А невидимый Григорьев спросил снизу очень заинтересованно:
— Сашенька, вы любите кого-нибудь?
Санька невольно взглянула на две другие полки, словно боясь обнаружить на них хозяев, с утра отправившихся в ресторан, и ответила:
— Не знаю…
— Вы не знаете, есть ли у вас такой человек?
Санька, радуясь, что недосягаема для его взгляда, ответила:
— Человек? Человек есть. Но я не знаю, как назвать мое отношение к нему. И мне не нравится слово любовь. У нас ведь все люблю: кошку люблю, репу люблю, стихи люблю. Один жену бьет, другая мужа поедом ест, а все — любят. Вы, может быть, одно под словом любовь подразумеваете, а я другое, я вам отвечу, а вы никогда и не узнаете, что же такое я вам сказала.
— Вы полагаете, что слово, обозначающее все целиком, на самом деле относится лишь к частности? Люблю этого человека — люблю в нем не все, а только что-то? Люблю, как он говорит мне что-то нежное, люблю, что он приносит много денег, люблю его красивое лицо… Так?
— Нет. Я про другое. Я о слове говорила, что не понимаю его. Кошка мышь любит, а мыши крупу. Слово одно, а содержание не совпадает.

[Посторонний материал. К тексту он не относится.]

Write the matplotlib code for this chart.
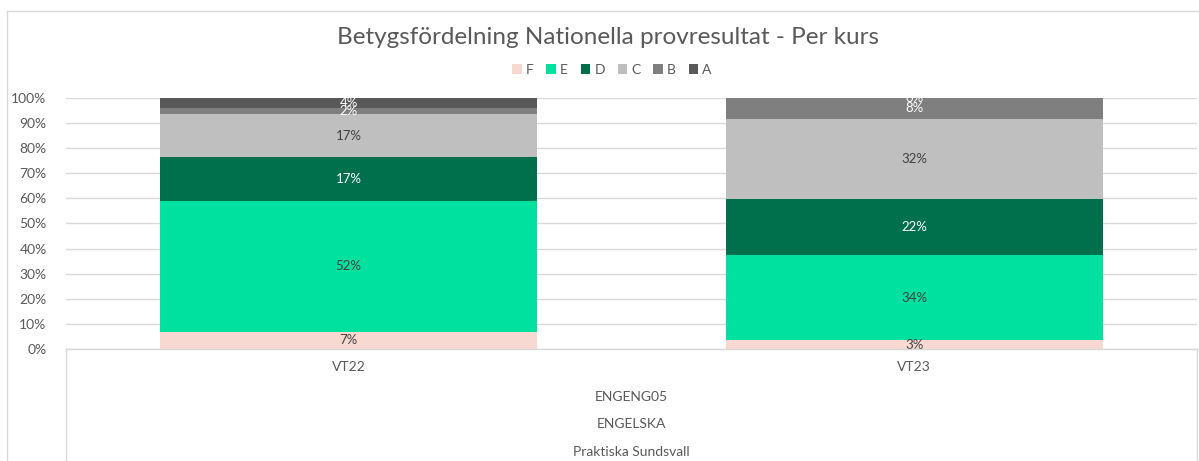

— Но вот людей — множество, а тот человек у вас — один. Чем-то вы отличили его от других?
— Да, — сказала Санька, — я выбрала его, чтобы идти с ним по жизни. Он мой спутник на все мое время.
Григорьев замолчал там внизу как-то странно. Через минуту донесся его голос — совсем другой, дрогнувший и смущенный:
— Сашенька… Извините меня за этот разговор. Я дуролом и болтун. Простите.
И он весь день относился к ней осторожно и почтительно, таскал лимонад, мороженое, каменные пряники и пресных вареных кур и упрашивал все это съесть, как будто ей срочно требовалось усиленное питание.